In four snappy minutes, Culver City businessman Goran Eriksson warned the City Council last evening it was treading an unrewarding path, chasing a plastic bag ban devoid of contents, much less panaceas.

This afternoon, Mr. Eriksson more fully elaborated on why he believes the much-ballyhooed ban is a big, fat colorful balloon. Discouragingly hollow on the inside, it disappointingly offers a rube-level payoff at the bottom of the CrackerJacks box, he maintains.

The slender, see-through contours of the wildly popular prohibition against single-use bags on the grounds they pollute bodies of water, actually is a wispy “Go away, kid, you bother me,” kind of response, he charges.

The former Chair of the Chamber of Commerce was “flabbergasted” that presumably sophisticated environmentalists would take “the cheap way out.”
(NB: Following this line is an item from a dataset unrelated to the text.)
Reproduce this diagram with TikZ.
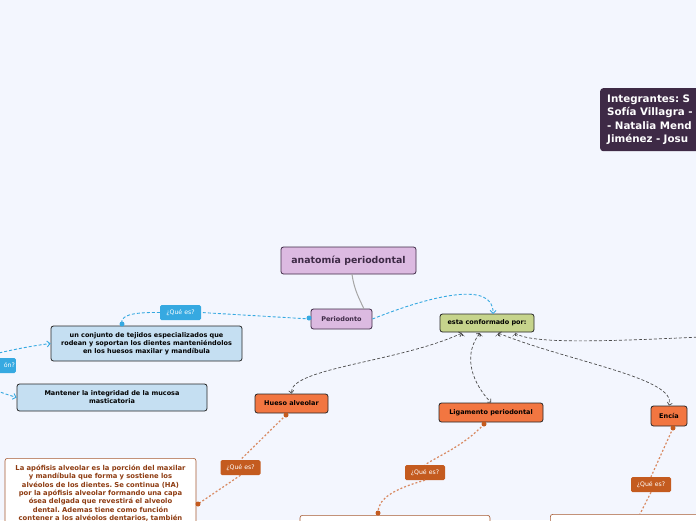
\documentclass[tikz,border=0pt]{standalone}
\usepackage{fontspec}
\setmainfont{DejaVu Sans}
\usetikzlibrary{arrows.meta,positioning}
\frenchspacing

\definecolor{bg}{HTML}{F3F6FE}
\definecolor{lav}{HTML}{DCBAE1}
\definecolor{plum}{HTML}{3E2A46}
\definecolor{olive}{HTML}{C6D48C}
\definecolor{sky}{HTML}{C5DFF2}
\definecolor{qblue}{HTML}{36A9E1}
\definecolor{orng}{HTML}{F27641}
\definecolor{qorng}{HTML}{C45B1F}
\definecolor{dots}{HTML}{D98A62}
\definecolor{brwn}{HTML}{A65A32}
\definecolor{brtxt}{HTML}{8E3C12}

\begin{document}
\begin{tikzpicture}[x=1pt,y=-1pt,
  box/.style={draw=black!85, rounded corners=2.5pt, line width=0.8pt, inner sep=1pt,
    align=center, font=\fontsize{6.5}{8}\selectfont\bfseries},
  topic/.style={box, fill=lav, draw=plum, text=plum},
  conf/.style={box, fill=olive},
  info/.style={box, fill=sky},
  part/.style={box, fill=orng},
  note/.style={box, fill=white, draw=brwn, text=brtxt, line width=0.6pt},
  lbl/.style={rounded corners=1.5pt, inner sep=1pt, text=white,
    font=\fontsize{6.2}{7}\selectfont, minimum height=15pt},
  qb/.style={lbl, fill=qblue},
  qo/.style={lbl, fill=qorng, minimum width=40pt},
  blink/.style={qblue, dashed, dash pattern=on 3pt off 2pt, line width=0.9pt},
  glink/.style={black!70, dash pattern=on 3pt off 2pt, line width=0.7pt, {Straight Barb[length=2.5pt]}-{Straight Barb[length=2.5pt]}},
  olink/.style={dots, dash pattern=on 2pt off 2pt, line width=1.2pt},
  bdot/.style={circle, fill=qblue, inner sep=0pt, minimum size=5pt},
  odot/.style={circle, fill=qorng, inner sep=0pt, minimum size=5pt}]

\useasboundingbox (0,0) rectangle (696,520);
\clip (0,0) rectangle (696,520);
\fill[bg] (0,0) rectangle (696,520);

% main topics
\node[topic, minimum width=135pt, minimum height=27pt, font=\fontsize{9.4}{11}\selectfont\bfseries] (anat) at (348.5,260.5) {anatomía periodontal};
\node[topic, minimum width=61pt, minimum height=20pt] (perio) at (341.5,319) {Periodonto};
\node[conf, minimum width=94pt, minimum height=18pt] (conf) at (487,323) {esta conformado por:};

% what / function
\node[info, minimum width=191pt, minimum height=35pt] (conj) at (146.5,343.5)
  {un conjunto de tejidos especializados que\\rodean y soportan los dientes manteniéndolos\\en los huesos maxilar y mandíbula};
\node[info, minimum width=190pt, minimum height=27pt] (mant) at (112,397.5)
  {Mantener la integridad de la mucosa\\masticatoria};

% parts
\node[part, minimum width=73pt, minimum height=19pt] (hueso) at (291.5,403.5) {Hueso alveolar};
\node[part, minimum width=104pt, minimum height=19pt] (lig) at (491,412.5) {Ligamento periodontal};
\node[part, minimum width=36pt, minimum height=20pt] (encia) at (669,416) {Encía};

% notes
\node[note, anchor=north, minimum width=191pt, minimum height=70pt, text width=188pt,
  font=\fontsize{6.8}{8.35}\selectfont\bfseries] (apof) at (100.5,458)
  {La apófisis alveolar es la porción del maxilar\\y mandíbula que forma y sostiene los\\alvéolos de los dientes. Se continua (HA)\\por la apófisis alveolar formando una capa\\ósea delgada que revestirá el alveolo\\dental. Ademas tiene como función\\contener a los alvéolos dentarios, también};
\node[note, anchor=north, minimum width=190pt, minimum height=40pt] (ligtxt) at (395,515) {};
\node[note, anchor=north west, minimum width=200pt, minimum height=40pt] (enctxt) at (550,514) {};

% team
\node[fill=plum, rounded corners=3pt, anchor=north west, text=white, align=left,
  inner sep=0pt, minimum height=63pt, text width=150pt,
  font=\fontsize{10.3}{13.3}\selectfont\bfseries] (team) at (600,88)
  {\hspace*{7pt}Integrantes: S\\\hspace*{7pt}Sofía Villagra -\\\hspace*{7pt}- Natalia Mend\\\hspace*{7pt}Jiménez - Josu};

% connectors
\draw[black!35, line width=1pt] (352,274) .. controls (354,290) and (360,300) .. (364,309);
\draw[blink, -{Straight Barb[length=3pt]}] (perio.east) .. controls (430,296) and (494,280) .. (493,314);

\node[qb, minimum width=41pt] (q1) at (180.5,312.5) {¿Qué es?};
\draw[blink] (perio.west) -- (q1.east);
\draw[blink] (q1.west) .. controls (130,312) and (120,316) .. (122,324);
\node[bdot] at (309,318) {};
\node[bdot] at (122,324) {};

\coordinate (fnA) at (-20,358);
\coordinate (fnB) at (-20,372);
\draw[blink, -{Straight Barb[length=3pt]}] (fnA) .. controls (0,352) and (30,346) .. (conj.west);
\draw[blink, -{Straight Barb[length=3pt]}] (fnB) .. controls (-10,389) .. (mant.west);
\node[qb, anchor=east, text width=36pt, align=right] (fn) at (16,365.5) {ón?};

\coordinate (offr) at (720,336);
\draw[glink] (462,333) .. controls (400,362) and (289,368) .. (hueso.north);
\draw[glink] (480,333) .. controls (465,352) and (468,378) .. (lig.north);
\draw[glink] (498,333) .. controls (570,362) and (677,378) .. (encia.north);
\draw[glink, -] (515,333) .. controls (530,344) and (600,342) .. (offr);
\foreach \x in {462,480,498,515}
  \draw[black!70, -{Straight Barb[length=2.5pt]}] (\x,336) -- (\x,333.5);

\node[qo] (q2) at (240.5,467.5) {¿Qué es?};
\draw[olink] (286,415) -- (q2.north);
\draw[olink] (q2.south) -- (198,504);
\node[odot] at (286,415) {};
\node[odot] at (198,504) {};

\node[qo] (q3) at (425,472.5) {¿Qué es?};
\draw[olink] (484,424) .. controls (465,445) and (440,455) .. (q3.north);
\draw[olink] (q3.south) .. controls (390,490) and (378,500) .. (378,513);
\node[odot] at (484,424) {};
\node[odot] at (378,513) {};

\node[qo] (q4) at (651,484.5) {¿Qué es?};
\draw[olink] (673,428) -- (q4.north);
\draw[olink] (q4.south) -- (640,514);
\node[odot] at (673,428) {};

\end{tikzpicture}
\end{document}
Mr. Eriksson told the strongly pro-ban crowd in Council Chambers and the decision-makers on the dais that he has been thinking about the plastic-to-waste problem for three years. In a soft, restrained tone of voice, he said research showed that only 2 percent of plastic waste blows to the ocean.

The Swedish native, who travels in Europe, is familiar with pollution fighting strategies on the Continent, and last evening’s ban does not remotely resemble a worthwhile solution.

As he finally walked away from the midnight-length agenda after a nearly five-hour marathon, he was thinking to himself that “we had not accomplished anything with regard to trash or the use of plastic.”
What should the Council and the anti-plastic bag environmental activists have done?

“I am a believer in recycling,” Mr. Eriksson said.

“The Council should have asked staff to look at how to get all stores in the city to begin using recyled plastic bags, and to start a truly comprehensive recycling program.  Bags that have been thrown away would be separated out at the city’s transportation facility. This type of plastic is a high-value commodity, and it would have paid for the pick-up program.”

Instead of applying the just-minted ban to a mere 72 Culver City stores – notably excluding fast-food and traditional  restaurants – if Mr. Eriksson’s plan had been adopted, he said that “we would have gotten all plastic bags into a system where we would re-use and recycle. But we took a very narrow market. We accomplished nothing.”